PROBLEM DETAILS> Reproduce the data below in full and exclude every picture.

PROVIDED MATERIAL>
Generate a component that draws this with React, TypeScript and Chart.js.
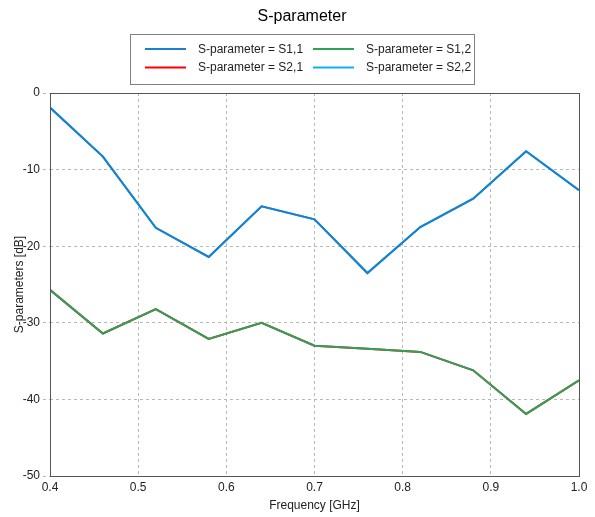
import React, { useEffect, useRef } from 'react';
import { Chart, registerables } from 'chart.js';

Chart.register(...registerables);

const chartTitle = 'S-parameter';
const xAxisTitle = 'Frequency [GHz]';
const yAxisTitle = 'S-parameters [dB]';

const frequencies = [0.4, 0.46, 0.52, 0.58, 0.64, 0.7, 0.76, 0.82, 0.88, 0.94, 1.0];
const s11 = [-1.9, -8.3, -17.6, -21.4, -14.8, -16.5, -23.5, -17.5, -13.8, -7.6, -12.7];
const s12 = [-25.7, -31.4, -28.2, -32.1, -30.0, -33.0, -33.4, -33.8, -36.2, -41.9, -37.5];
const s21 = [-25.7, -31.4, -28.2, -32.1, -30.0, -33.0, -33.4, -33.8, -36.2, -41.9, -37.5];
const s22 = [-1.9, -8.3, -17.6, -21.4, -14.8, -16.5, -23.5, -17.5, -13.8, -7.6, -12.7];

const seriesLabels = ['S-parameter = S1,1', 'S-parameter = S1,2', 'S-parameter = S2,1', 'S-parameter = S2,2'];
const seriesValues = [s11, s12, s21, s22];
const seriesColors = ['#1a7fcd', '#2ca35a', '#ff0000', '#12aff0'];

const FONT = "'Liberation Sans', Arial, sans-serif";

const framePlugin = {
  id: 'frameAndLegend',
  afterDraw(chart: any) {
    const ctx = chart.ctx;
    const a = chart.chartArea;
    ctx.save();
    // plot frame
    ctx.strokeStyle = '#555555';
    ctx.lineWidth = 1;
    ctx.strokeRect(Math.round(a.left) + 0.5, Math.round(a.top) + 0.5, Math.round(a.right - a.left), Math.round(a.bottom - a.top));

    // title
    const cx = 302;
    ctx.fillStyle = '#000000';
    ctx.font = `16px ${FONT}`;
    ctx.textAlign = 'center';
    ctx.textBaseline = 'alphabetic';
    ctx.fillText(chartTitle, cx, 21);

    // legend frame
    const fw = 344;
    const fl = cx - fw / 2;
    const ft = 34.5;
    const fh = 50;
    ctx.strokeStyle = '#808080';
    ctx.lineWidth = 1;
    ctx.strokeRect(Math.round(fl) + 0.5, ft, fw, fh);

    ctx.font = `12px ${FONT}`;
    ctx.textAlign = 'left';
    ctx.textBaseline = 'middle';
    const colX = [fl + 15, fl + 183];
    const rowY = [49, 67.5];
    chart.data.datasets.forEach((ds: any, i: number) => {
      const x = colX[i % 2];
      const y = rowY[Math.floor(i / 2)];
      ctx.strokeStyle = ds.borderColor;
      ctx.lineWidth = 2;
      ctx.beginPath();
      ctx.moveTo(x, y);
      ctx.lineTo(x + 41, y);
      ctx.stroke();
      ctx.fillStyle = '#222222';
      ctx.fillText(ds.label, x + 53, y + 0.5);
    });
    ctx.restore();
  },
};

export default function App() {
  const ref = useRef<HTMLCanvasElement | null>(null);

  useEffect(() => {
    document.body.style.margin = '0';
    if (!ref.current) return;
    Chart.defaults.font.family = FONT;
    const datasets = seriesLabels.map((label, i) => ({
      label,
      data: frequencies.map((f, j) => ({ x: f, y: seriesValues[i][j] })),
      borderColor: seriesColors[i],
      backgroundColor: seriesColors[i],
      borderWidth: 2,
      pointRadius: 0,
      tension: 0,
      fill: false,
    }));
    const chart = new Chart(ref.current, {
      type: 'line',
      data: { datasets },
      options: {
        animation: false,
        responsive: true,
        maintainAspectRatio: false,
        layout: { padding: { top: 93, right: 16, left: 0, bottom: 0 } },
        plugins: {
          legend: { display: false },
          title: { display: false },
          tooltip: { enabled: false },
        },
        scales: {
          x: {
            type: 'linear',
            min: 0.4,
            max: 1.0,
            afterFit: (s: any) => { s.height = 41; },
            ticks: {
              stepSize: 0.1,
              callback: (v: any) => Number(v).toFixed(1),
              color: '#222222',
              font: { size: 12 },
              padding: 4,
              maxRotation: 0,
            },
            grid: { color: '#b8b8b8', drawTicks: false },
            border: { display: false, dash: [3, 3] },
            title: { display: true, text: xAxisTitle, color: '#222222', font: { size: 12 }, padding: { top: 0, bottom: 4 } },
          },
          y: {
            min: -50,
            max: 0,
            afterFit: (s: any) => { s.width = 50; },
            ticks: { stepSize: 10, color: '#222222', font: { size: 12 }, padding: 3 },
            grid: { color: '#b8b8b8', tickBorderDash: [3, 3], tickLength: 7, drawTicks: true },
            border: { display: false, dash: [3, 3] },
            title: { display: true, text: yAxisTitle, color: '#222222', font: { size: 12 }, padding: { top: 12, bottom: 0 } },
          },
        },
      },
      plugins: [framePlugin],
    });
    return () => chart.destroy();
  }, []);

  return (
    <div style={{ position: 'absolute', left: 0, top: 0, width: 595, height: 517 }}>
      <canvas ref={ref} />
    </div>
  );
}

OUTPUT FOR THIS EXERCISE>
Generate a component that draws this with React, TypeScript and Chart.js.
import React, { useEffect, useRef } from 'react';
import { Chart, registerables } from 'chart.js';

Chart.register(...registerables);

const chartTitle = 'S-parameter';
const xAxisTitle = 'Frequency [GHz]';
const yAxisTitle = 'S-parameters [dB]';

const frequencies = [0.4, 0.46, 0.52, 0.58, 0.64, 0.7, 0.76, 0.82, 0.88, 0.94, 1.0];
const s11 = [-1.9, -8.3, -17.6, -21.4, -14.8, -16.5, -23.5, -17.5, -13.8, -7.6, -12.7];
const s12 = [-25.7, -31.4, -28.2, -32.1, -30.0, -33.0, -33.4, -33.8, -36.2, -41.9, -37.5];
const s21 = [-25.7, -31.4, -28.2, -32.1, -30.0, -33.0, -33.4, -33.8, -36.2, -41.9, -37.5];
const s22 = [-1.9, -8.3, -17.6, -21.4, -14.8, -16.5, -23.5, -17.5, -13.8, -7.6, -12.7];

const seriesLabels = ['S-parameter = S1,1', 'S-parameter = S1,2', 'S-parameter = S2,1', 'S-parameter = S2,2'];
const seriesValues = [s11, s12, s21, s22];
const seriesColors = ['#1a7fcd', '#2ca35a', '#ff0000', '#12aff0'];

const FONT = "'Liberation Sans', Arial, sans-serif";

const framePlugin = {
  id: 'frameAndLegend',
  afterDraw(chart: any) {
    const ctx = chart.ctx;
    const a = chart.chartArea;
    ctx.save();
    // plot frame
    ctx.strokeStyle = '#555555';
    ctx.lineWidth = 1;
    ctx.strokeRect(Math.round(a.left) + 0.5, Math.round(a.top) + 0.5, Math.round(a.right - a.left), Math.round(a.bottom - a.top));

    // title
    const cx = 302;
    ctx.fillStyle = '#000000';
    ctx.font = `16px ${FONT}`;
    ctx.textAlign = 'center';
    ctx.textBaseline = 'alphabetic';
    ctx.fillText(chartTitle, cx, 21);

    // legend frame
    const fw = 344;
    const fl = cx - fw / 2;
    const ft = 34.5;
    const fh = 50;
    ctx.strokeStyle = '#808080';
    ctx.lineWidth = 1;
    ctx.strokeRect(Math.round(fl) + 0.5, ft, fw, fh);

    ctx.font = `12px ${FONT}`;
    ctx.textAlign = 'left';
    ctx.textBaseline = 'middle';
    const colX = [fl + 15, fl + 183];
    const rowY = [49, 67.5];
    chart.data.datasets.forEach((ds: any, i: number) => {
      const x = colX[i % 2];
      const y = rowY[Math.floor(i / 2)];
      ctx.strokeStyle = ds.borderColor;
      ctx.lineWidth = 2;
      ctx.beginPath();
      ctx.moveTo(x, y);
      ctx.lineTo(x + 41, y);
      ctx.stroke();
      ctx.fillStyle = '#222222';
      ctx.fillText(ds.label, x + 53, y + 0.5);
    });
    ctx.restore();
  },
};

export default function App() {
  const ref = useRef<HTMLCanvasElement | null>(null);

  useEffect(() => {
    document.body.style.margin = '0';
    if (!ref.current) return;
    Chart.defaults.font.family = FONT;
    const datasets = seriesLabels.map((label, i) => ({
      label,
      data: frequencies.map((f, j) => ({ x: f, y: seriesValues[i][j] })),
      borderColor: seriesColors[i],
      backgroundColor: seriesColors[i],
      borderWidth: 2,
      pointRadius: 0,
      tension: 0,
      fill: false,
    }));
    const chart = new Chart(ref.current, {
      type: 'line',
      data: { datasets },
      options: {
        animation: false,
        responsive: true,
        maintainAspectRatio: false,
        layout: { padding: { top: 93, right: 16, left: 0, bottom: 0 } },
        plugins: {
          legend: { display: false },
          title: { display: false },
          tooltip: { enabled: false },
        },
        scales: {
          x: {
            type: 'linear',
            min: 0.4,
            max: 1.0,
            afterFit: (s: any) => { s.height = 41; },
            ticks: {
              stepSize: 0.1,
              callback: (v: any) => Number(v).toFixed(1),
              color: '#222222',
              font: { size: 12 },
              padding: 4,
              maxRotation: 0,
            },
            grid: { color: '#b8b8b8', drawTicks: false },
            border: { display: false, dash: [3, 3] },
            title: { display: true, text: xAxisTitle, color: '#222222', font: { size: 12 }, padding: { top: 0, bottom: 4 } },
          },
          y: {
            min: -50,
            max: 0,
            afterFit: (s: any) => { s.width = 50; },
            ticks: { stepSize: 10, color: '#222222', font: { size: 12 }, padding: 3 },
            grid: { color: '#b8b8b8', tickBorderDash: [3, 3], tickLength: 7, drawTicks: true },
            border: { display: false, dash: [3, 3] },
            title: { display: true, text: yAxisTitle, color: '#222222', font: { size: 12 }, padding: { top: 12, bottom: 0 } },
          },
        },
      },
      plugins: [framePlugin],
    });
    return () => chart.destroy();
  }, []);

  return (
    <div style={{ position: 'absolute', left: 0, top: 0, width: 595, height: 517 }}>
      <canvas ref={ref} />
    </div>
  );
}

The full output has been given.